As the river’s supplies grow more pinched over the coming years, Kamps knows that the amount available for replenishment will decline. But he wants β€œa managed decline,” spread out over time.

A quick cutoff wouldn’t stop development because the groundwater replenishment district could buy Colorado River water from other sources. But that water would cost far more than the CAP supply, raising costs for both homebuilders and homebuyers, said Rule, who manages the replenishment district. He estimated the total extra tab at $8.6 million over two years.

β€œWe know we are going to lose that supply. We just struggle with the kind of decision that automatically causes us to lose that,” Kamps told a board meeting of the CAP’s parent last summer.
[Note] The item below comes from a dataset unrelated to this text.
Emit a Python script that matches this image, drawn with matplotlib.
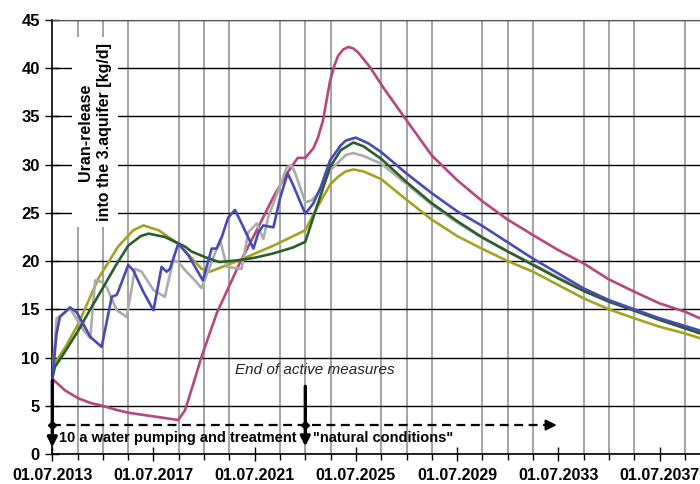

But for a Sierra Club leader who isn’t siding with either party in the CAP-state water agency dispute, the struggle over unused river water represents what’s wrong with the state’s broader water management.

The Sierra Club has never been a fan of the replenishment district because it promotes β€œmassive sprawl on undisturbed desert,” said Sandy Bahr, director of the group’s Grand Canyon chapter.

But that doesn’t mean the state water agency’s proposals are any better, Bahr said.

β€œIt’s a power struggle between two entities, neither of whom is looking at what is beneficial from an environmental protection standpoint,” she said. β€œDevelopment is the motivating factor here on both sides. It always is.”